The session has begun.

Sort of.

At noon on Tuesday, January 10, House and Senate members got sworn in and became official. Representative Dade Phelan (R-Beaumont) was elected Speaker with a vote of 147 to 3. The 3 went to Representative Tony Tinderholt (R-Ft Worth). History tells us that members who vote against the eventual Speaker do not necessarily fare well. Time will tell if this trend continues. This futile effort was not a surprise. Representative Tinderholt has not been subtle about his intentions. He leads a small group of Republican members who feel that the Texas House has not quite completed its starboard tack, Speaker Phelan being the current main impediment in that further shift to the right.

The complaint or “issue du jour” for this session is the longstanding habit of appointing a small number of minority party chairmen. This has been a tradition in the Texas House (and Senate) as long as there has been a party in the minority (Republican or Democrat). While we wait to see the eventual committee assignments in both Houses, there is a good chance that there will be several Democratic chairs in the House at least. Last session there was only one Democratic chairman in the Senate, John Whitmire (D-Houston) who was chair of the Criminal Justice committee. We should know soon whether that trend continues.
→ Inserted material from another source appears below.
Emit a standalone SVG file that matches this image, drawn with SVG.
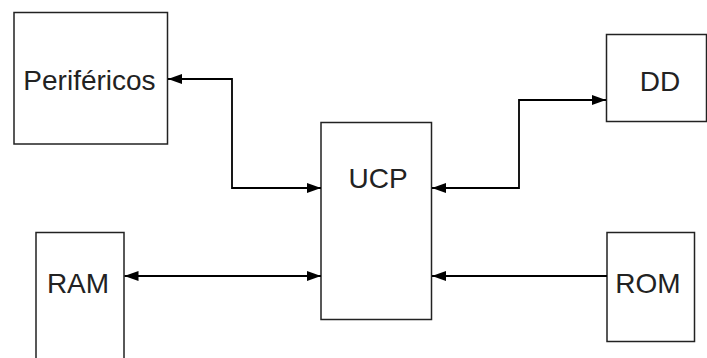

Although the Senate committee assignments should be completed soon, the House will be a while coming. House members have been requested to submit their committee preferences by Thursday, January 26. The challenge by the Speaker and his team at that point is to arrange the puzzle between members, attempting to align their seniority requests with the Speaker’s desires and construct committees that can function to accomplish the work that the House needs to complete. Think of a wall of puzzle sticky note pieces with names on them being moved around to complete a picture. It’s not an easy task considering all that is attempting to be accomplished with the finished picture.

As of today, approximately 2,000 bills and resolutions have been filed—more than 1,450 House bills and about 500 Senate bills. Many deal with property tax reductions, and, after listening to both the Lt. Governor and Governor inaugural speeches, I think it is pretty certain that we will see property taxes reduced. Although it sounds like a significant amount of money, most of the proposals would result in less than $200 per year on the average home. This is certainly better than nothing, but not by much.

In addition, both the Governor and the Lt. Governor mentioned (to varying degrees) improving the power grid and school vouchers. The voucher discussion has never been particularly serious during past sessions, with a coalition of rural Republican and Democratic House members coming together to defeat any effort. Although the Governor talked about his support of school choice during the campaign, the Lt. Governor qualified his support with the desire to protect rural communities. How far this effort progresses remains to be seen. Regardless, this type of issue manages to remove lots of oxygen from the room and eat up lots of legislative time.

Water has figured in both Governor and Lt. Governor agendas as well. It has been many years since water was front and center of the legislative consciousness, and this discussion is greatly needed. With ongoing droughts and regular flooding now becoming our new normal, it is time for the state to take a leadership position on water and spend some of this unusual surplus on water infrastructure.

A number of other issues will also steal time from needed infrastructure discussions, including transgender considerations, abortion restrictions, border security, CRT, and other red-meat Republican issues. If past is prologue, I figure that bills will pass and be signed reflecting these interests.

The General Appropriations Bills have been filed. Lots of water still to pass underneath this bridge, as this is just a beginning. Both the House and Senate bills are very similar emphasizing tax relief, school funding, and border security. Although both spend similar amounts, they, of course, differ in the details. Both bills leave approximately $50 billion on the table based on Comptroller Hegar’s budget estimate.

There are more than 120 days until the session is over. Hang on–it’s going to be a bumpy ride.